What has healed me and brought peace and a different kind of sobriety is believing in and loving all of myself instead of buying into the false belief that I was born flawed and could never atone my sins unless I did this ONE thing. I fully commited myself to it, the WHOLE 9 yards.
Getting “saved” did not in fact save me. Water baptism did not light my path. I felt beyond broken and unlovable. How did it work for everyone else but me? The thing that I put all my faith and trust in for over 40 years did not shield me from suffering emotional paralyzation, victim-identity, or occasional suicidal ideation no matter how many times I fell on my face and cried out for salvation or tried to do all the “right” things.
🔥Fire🔥 is what lit my path.
Trial by fire.
Fire is what led me to know who and what Jesus ( real name, Yeshua) truly is.
That is exactly where He met me. Not in the baptismal fount.
Fire burned away years of lies and potentially well-intended dead-end insistance that I had to follow this one religion that had all the answers despite the wide berth of death and destruction it has wrought for centuries until all that remained was Truth and Light and a bright new rebirth that took place inside of my fractured heart.
I no longer have to wrestle with a belief system that does not align with the love and liberation that has brought peace to my weary soul and enabled me to truly forgive muself and others and walk daily in gratitude with grace and mercy.
I have traded in blind faith for gnosis.
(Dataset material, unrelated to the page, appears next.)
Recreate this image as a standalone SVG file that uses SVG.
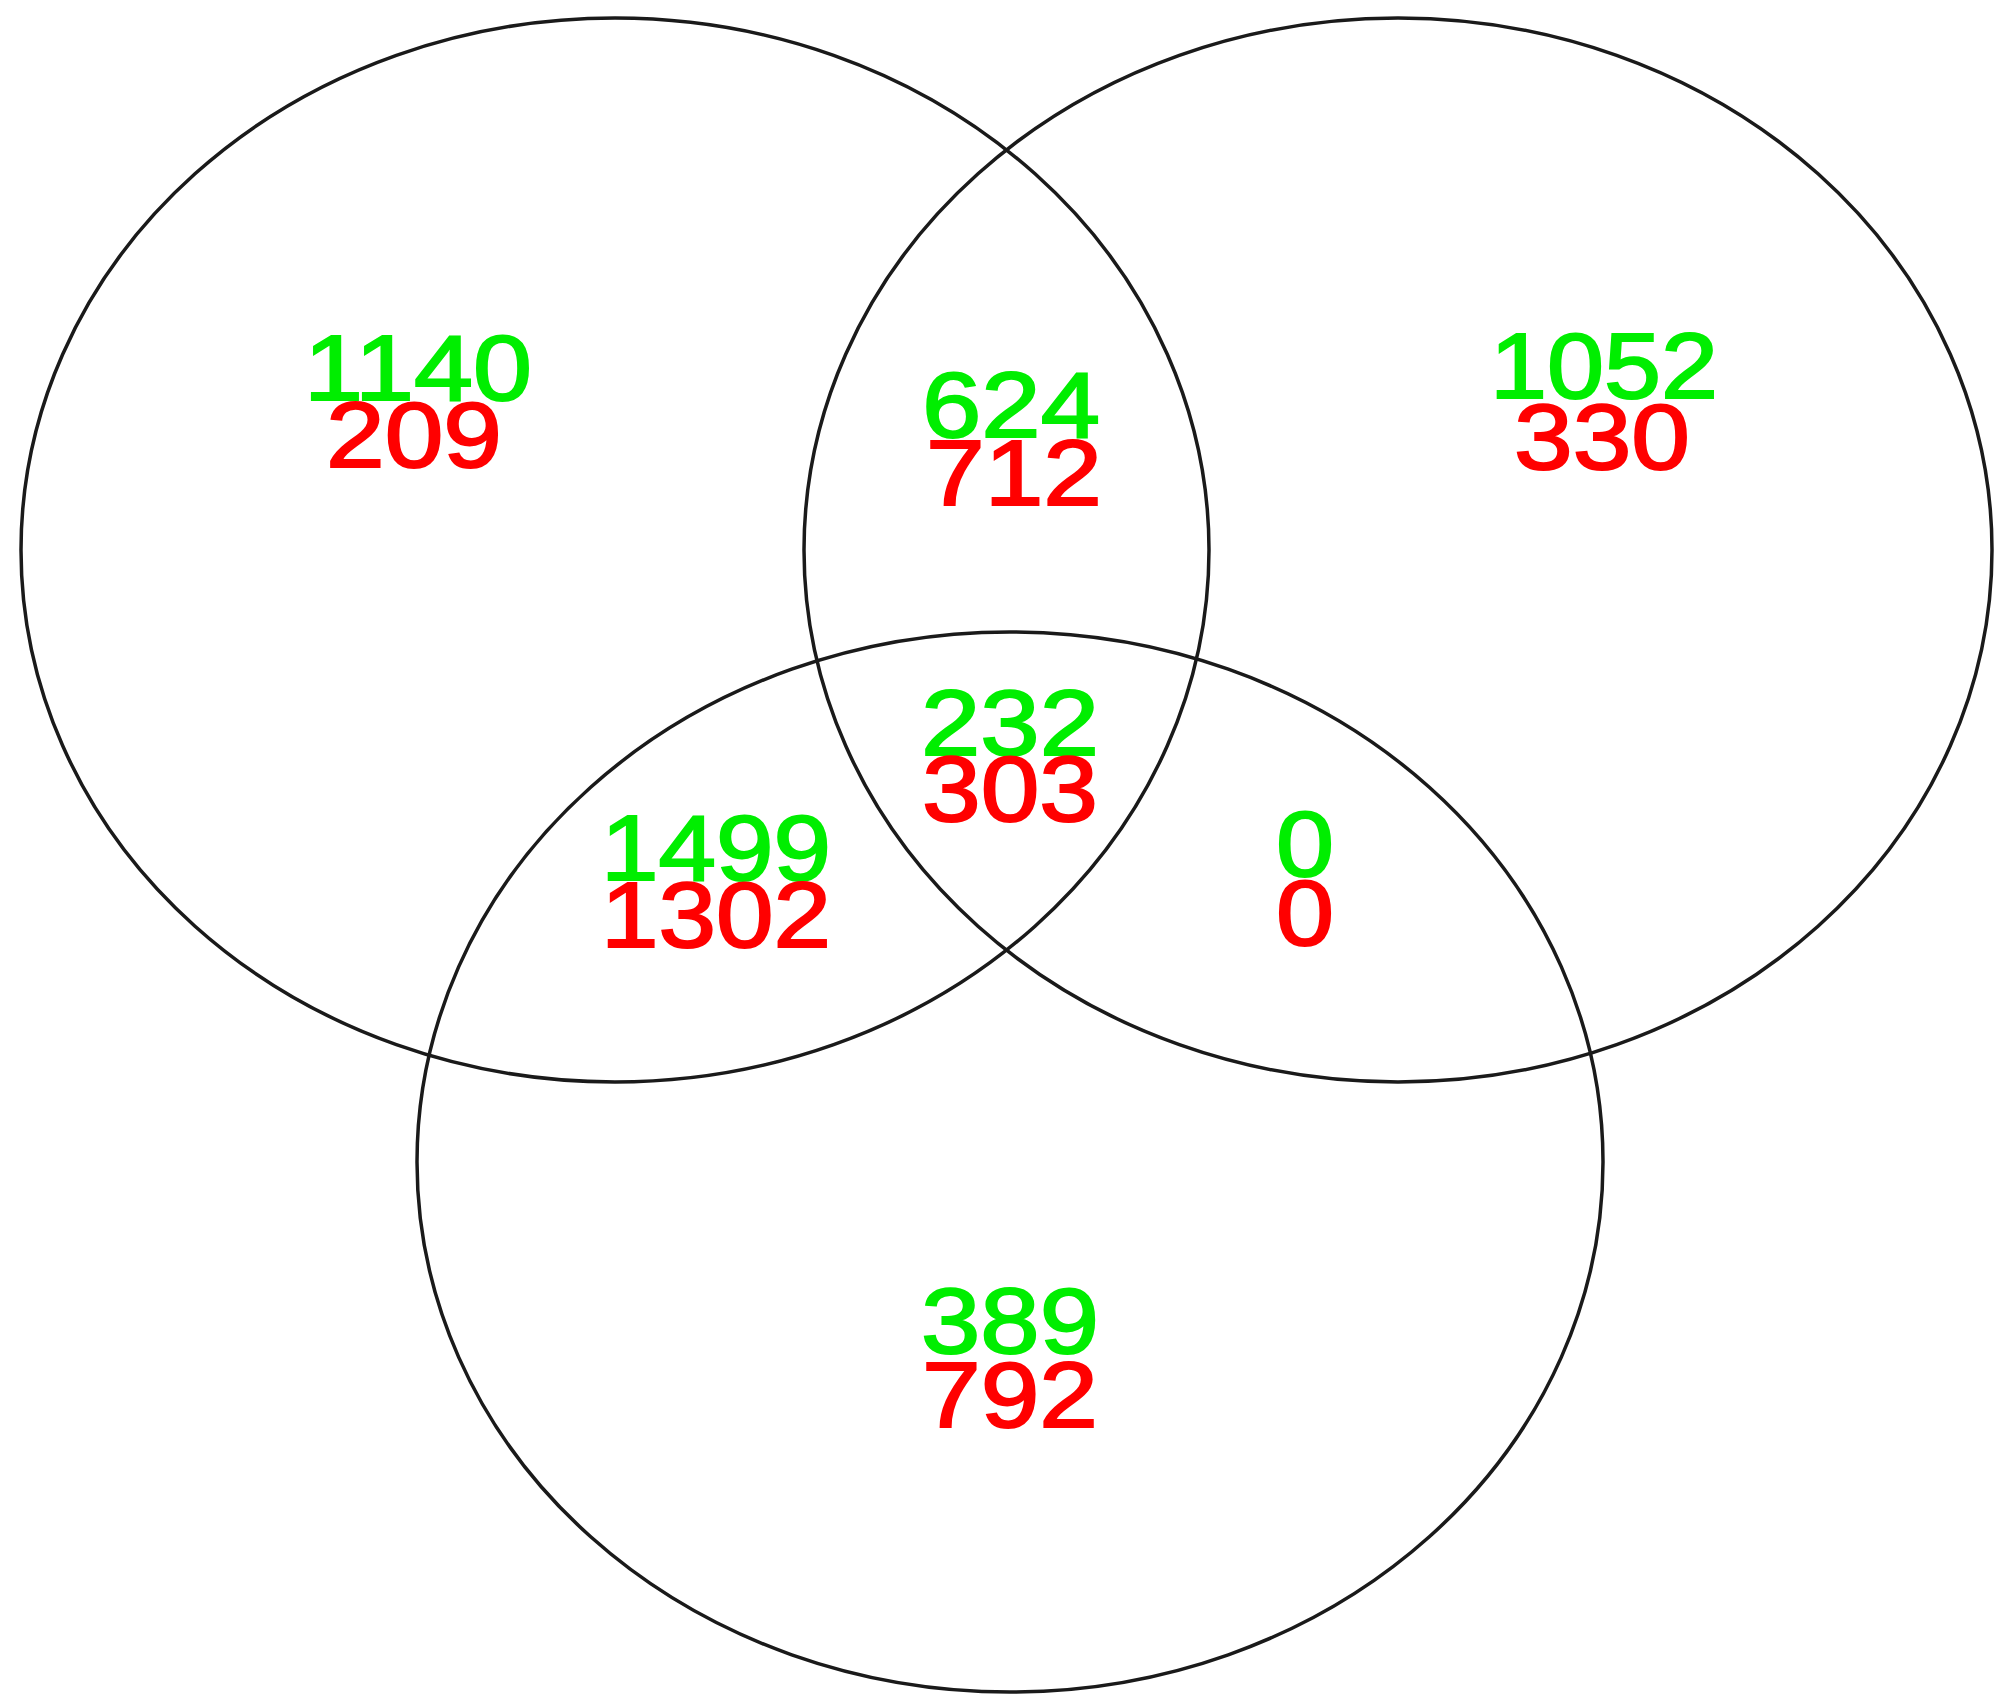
<svg xmlns="http://www.w3.org/2000/svg" width="1996" height="1698" viewBox="0 0 1996 1698">
<style>
.c{fill:none;stroke:#1a1a1a;stroke-width:3.5}
.g,.r{font-family:"Liberation Sans",Arial,sans-serif;font-size:92px;text-anchor:middle;stroke-width:2}
.g{fill:#00ee00;stroke:#00ee00}
.r{fill:#ff0000;stroke:#ff0000}
</style>
<rect width="1996" height="1698" fill="#fff"/>
<g id="sets">
<ellipse id="setA" class="c" cx="615" cy="550" rx="594" ry="532"/>
<ellipse id="setB" class="c" cx="1398" cy="550" rx="594" ry="532"/>
<ellipse id="setC" class="c" cx="1010" cy="1162" rx="593" ry="530"/>
</g>
<g id="labels">
<g id="onlyA"><text class="g" x="418" y="400" textLength="228" lengthAdjust="spacingAndGlyphs">1140</text><text class="r" x="414" y="467" textLength="176" lengthAdjust="spacingAndGlyphs">209</text></g>
<g id="AB"><text class="g" x="1011" y="437" textLength="178" lengthAdjust="spacingAndGlyphs">624</text><text class="r" x="1014" y="505" textLength="176" lengthAdjust="spacingAndGlyphs">712</text></g>
<g id="onlyB"><text class="g" x="1604" y="398" textLength="228" lengthAdjust="spacingAndGlyphs">1052</text><text class="r" x="1602" y="469" textLength="176" lengthAdjust="spacingAndGlyphs">330</text></g>
<g id="ABC"><text class="g" x="1010" y="755" textLength="178" lengthAdjust="spacingAndGlyphs">232</text><text class="r" x="1010" y="821" textLength="176" lengthAdjust="spacingAndGlyphs">303</text></g>
<g id="AC"><text class="g" x="716" y="880" textLength="230" lengthAdjust="spacingAndGlyphs">1499</text><text class="r" x="716" y="947" textLength="230" lengthAdjust="spacingAndGlyphs">1302</text></g>
<g id="BC"><text class="g" x="1305" y="876" textLength="58" lengthAdjust="spacingAndGlyphs">0</text><text class="r" x="1305" y="945" textLength="58" lengthAdjust="spacingAndGlyphs">0</text></g>
<g id="onlyC"><text class="g" x="1010" y="1353" textLength="178" lengthAdjust="spacingAndGlyphs">389</text><text class="r" x="1010" y="1427" textLength="176" lengthAdjust="spacingAndGlyphs">792</text></g>
</g>
</svg>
This does not mean that the Creator God who has been revealed to me within the trinity of Father, Son, and Mother/Goddess/Holy Spirit does not use the heavily manipulated scriptures (that I once studied in depth) to comminucate with me.
My life and my temple body are a living testimony.
I am no longer flawed but complete in my perfect imperfection, growing outside the box and fully blooming, no longer living in fear of my current state of ignorance, but embracing every moment as maleable, open to all that sparks ever higher planes of love, unity, and joy.
It is true that there is great power in our beliefs. Ultimate power, in fact. We are taught to believe that God said our faith can literally move mountains.
I celebrate everyone’s belief system that bears the fruit of UNCONDITIONAL LOVE, for that is what Jesus has revealed to me as mankind’s superpower, and there is an entire universe of spirit beings/angels/guides/ascended masters, etc to help us innerstand.
When you know what your own heart is made up of and have come face to face with and conquered demons, you know how to test the spirits. We are all born with this ability to discern. Religion stripped me of this, and taught me to live in fear of these demons, that I was powerless but to “wait on the Lord” who appeared to have left me high and dry. As those demons closed in tighter threatening to extinguish the flicker of light I barely kept hold of I pulled my sword from the stone and began slaying.
I went “freestyle” having felt the power of Christ that had eluded me now fully igniting the flames that burned away the deceptive illusion of everything I thought I knew about life, and the demons fled. I kept slaying, emotionally and physically exhausted, until the smoke began to clear and I understood that all the power of creation and destruction was within me and not outside, in the lofty sky.
The word “enthusiasm” comes from the Greek word “entheos” which means the God within. I only this moment discovered this information as I was finishing the last paragraph and felt guided to look it up. (Thrilling!)
I’m very enthusiastic to know who I AM and who He is, and everything else is just icing on my purely esoteric faith cake.
I share my view not to convince anyone I know better or have all the answers, but in hopes that others who are trapped in the traumas of their lives seeing no way out might find a helping hand, a compassionate trail-buddy.